Malgré le fait qu’il s’agit clairement de phénomènes commerciaux, le réseau et le paquete s’inscrivent aussi dans l’idéologie révolutionnaire et les pratiques culturelles où la solidarité reste centrale. Tout le monde ne paye pas pour el paquete, car souvent le contenu est échangé sur des réseaux informels des amis et de la famille.

L’utilisation, via Wi-Fi d’un hot spot internet coûte 1 CUC l’heure, mais est lent et trop cher pour beaucoup de Cubains. Ce sont les Cubains plus riches qui l’utilisent fréquemment et qui communiquent avec leur famille à l’étranger via imo (l’alternative cubaine pour Skype).

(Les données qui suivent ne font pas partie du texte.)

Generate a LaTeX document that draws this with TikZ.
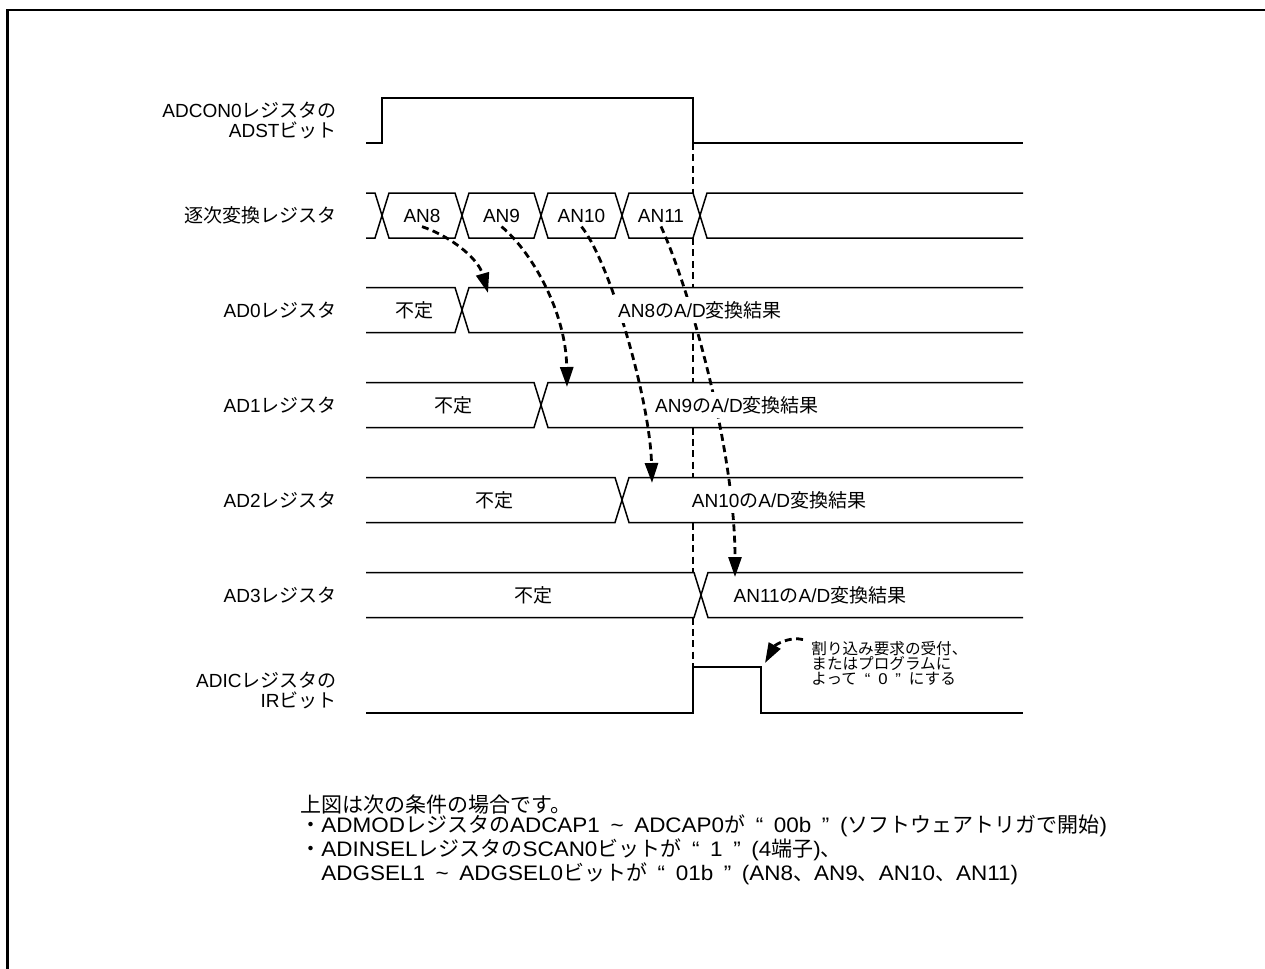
\documentclass[tikz,border=0pt]{standalone}
\usepackage{fontspec}
\setmainfont{Liberation Sans}
\newfontfamily\jpfont{Noto Sans CJK JP}
\newfontfamily\condfont{Liberation Sans}[FakeStretch=1.07, WordSpace=1.7]
\newcommand{\jp}[1]{{\jpfont #1}}
\usetikzlibrary{arrows.meta}

% one data cell of a bus row: left edge, right edge, middle line
\newcommand{\buscell}[3]{\draw[wave] (#1,#3) -- (#1+7,#3-22.5) -- (#2-7,#3-22.5) -- (#2,#3) -- (#2-7,#3+22.5) -- (#1+7,#3+22.5) -- cycle;}
\newcommand{\busopenl}[2]{\draw[wave] (366,#2-22.5) -- (#1-7,#2-22.5) -- (#1,#2) -- (#1-7,#2+22.5) -- (366,#2+22.5);}
\newcommand{\busopenr}[2]{\draw[wave] (1023,#2-22.5) -- (#1+7,#2-22.5) -- (#1,#2) -- (#1+7,#2+22.5) -- (1023,#2+22.5);}

\tikzset{
    wave/.style={line width=0.75pt, line join=miter},
    frame/.style={line width=1.4pt},
    guide/.style={line width=1.4pt, dash pattern=on 3.5pt off 2.2pt},
    flow/.style={guide, -{Triangle[length=10pt,width=6.5pt]}},
    signame/.style={anchor=east, align=right, inner sep=0pt,
        font=\fontsize{9.5}{10}\selectfont},
    busval/.style={inner sep=2pt, font=\fontsize{9.5}{10}\selectfont},
    regval/.style={busval, fill=white},
    remark/.style={anchor=west, align=left, inner sep=0pt,
        font=\condfont\fontsize{7.8}{7.5}\selectfont},
    conditions/.style={anchor=west, align=left, inner sep=0pt,
        font=\condfont\fontsize{10.5}{10}\selectfont}
}

\begin{document}
\begin{tikzpicture}[x=0.5pt, y=-0.5pt]
    \useasboundingbox (0,0) rectangle (1265,969);
    \draw[frame] (7.5,969) -- (7.5,10) -- (1265,10);

    % signal names
    \node[signame] (adst-name) at (337,120) {ADCON0\jp{レジスタの}\\ADST\jp{ビット}};
    \node[signame] (sar-name) at (337,215.5) {\jp{逐次変換レジスタ}};
    \node[signame] (ad0-name) at (337,310) {AD0\jp{レジスタ}};
    \node[signame] (ad1-name) at (337,405) {AD1\jp{レジスタ}};
    \node[signame] (ad2-name) at (337,500) {AD2\jp{レジスタ}};
    \node[signame] (ad3-name) at (337,595) {AD3\jp{レジスタ}};
    \node[signame] (ir-name) at (337,690) {ADIC\jp{レジスタの}\\IR\jp{ビット}};

    % ADST bit and IR bit
    \draw[wave] (366,143) -- (382,143) -- (382,98) -- (693,98) -- (693,143) -- (1023,143);
    \draw[wave] (366,713) -- (693,713) -- (693,667) -- (761,667) -- (761,713) -- (1023,713);

    % guide from the end of conversion
    \foreach \a/\b in {143/193, 238/287.5, 332.5/382.5, 427.5/477.5, 522.5/572.5, 617.5/667}
        \draw[guide] (693,\a) -- (693,\b);

    % successive approximation register
    \busopenl{382}{215.5}
    \buscell{382}{462}{215.5}
    \buscell{462}{541}{215.5}
    \buscell{541}{622}{215.5}
    \buscell{622}{700}{215.5}
    \busopenr{700}{215.5}
    \node[busval] (an8) at (422,215.5) {AN8};
    \node[busval] (an9) at (501.5,215.5) {AN9};
    \node[busval] (an10) at (581.5,215.5) {AN10};
    \node[busval] (an11) at (661,215.5) {AN11};

    % AD0 - AD3 registers
    \busopenl{462}{310}
    \busopenr{462}{310}
    \busopenl{541}{405}
    \busopenr{541}{405}
    \busopenl{622}{500}
    \busopenr{622}{500}
    \busopenl{701}{595}
    \busopenr{701}{595}

    \coordinate (ad0-in) at (488,293);
    \coordinate (ad1-in) at (567,387);
    \coordinate (ad2-in) at (652,483);
    \coordinate (ad3-in) at (735,577);
    \draw[flow] (an8.south) .. controls (450,236) and (478,258) .. (ad0-in);
    \draw[flow] (an9.south) .. controls (530,250) and (566,310) .. (ad1-in);
    \draw[flow] (an10.south) .. controls (610,262) and (650,400) .. (ad2-in);
    \draw[flow] (an11.south) .. controls (690,290) and (735,450) .. (ad3-in);

    \node[regval] (ad0-old) at (414,310) {\jp{不定}};
    \node[regval] (ad0-res) at (700,310) {AN8\jp{の}A/D\jp{変換結果}};
    \node[regval] (ad1-old) at (453.5,405) {\jp{不定}};
    \node[regval] (ad1-res) at (737,405) {AN9\jp{の}A/D\jp{変換結果}};
    \node[regval] (ad2-old) at (494,500) {\jp{不定}};
    \node[regval] (ad2-res) at (779,500) {AN10\jp{の}A/D\jp{変換結果}};
    \node[regval] (ad3-old) at (533.5,595) {\jp{不定}};
    \node[regval] (ad3-res) at (820,595) {AN11\jp{の}A/D\jp{変換結果}};

    % clearing the IR bit
    \node[remark] (ir-note) at (811,663)
        {\jp{割り込み要求の受付、}\\\jp{またはプログラムに}\\\jp{よって} “ 0 ” \jp{にする}};
    \coordinate (ir-clear) at (765,663);
    \draw[flow] ([xshift=-4pt,yshift=0.5pt]ir-note.north west) .. controls (790,636) and (775,645) .. (ir-clear);

    % conditions
    \node[conditions] (cond) at (300,839.5)
        {\jp{上図は次の条件の場合です。}\\
         \jp{・}ADMOD\jp{レジスタの}ADCAP1 \textasciitilde\ ADCAP0\jp{が} “ 00b ” (\jp{ソフトウェアトリガで開始})\\
         \jp{・}ADINSEL\jp{レジスタの}SCAN0\jp{ビットが} “ 1 ” (4\jp{端子})\jp{、}\\
         \hphantom{\jp{・}}ADGSEL1 \textasciitilde\ ADGSEL0\jp{ビットが} “ 01b ” (AN8\jp{、}AN9\jp{、}AN10\jp{、}AN11)};
\end{tikzpicture}
\end{document}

Là aussi des solutions existent… Dans certains parcs publics, où se trouvent les accès au Wi-Fi, certains s’en sont faits un métier. Il y a des connections qui vendent illégalement le signal internet, moins cher pour les utilisateurs dans le parc.

A certains endroits (par exemple Centro Havana) on trouve maintenant des rues avec des réseaux Wi-Fi illégaux. Ils sont gérés par des voisins téméraires qui ont placé sur leur toits un appareillage de nanotechnologie, et captent ainsi les, signaux du Parc Wi-Fi le plus proche, et le diffusent dans leur rue. C’est un investissement interessant qui rapporte rapidement le provider.

Les touristes achètent souvent des cartes internet à 1 CUC (nécessaires pour l’accès à internet). Ils peuvent ainsi éviter les longues files aux points de vente ETECSA, et accéder plus rapidement online. Durant mes travaux ethnographiques à Cuba, ETECSA, l’entreprise de télécommunications, développait le « Nauta hogar » (internet à la maison), et des services internet mobiles (service 3G).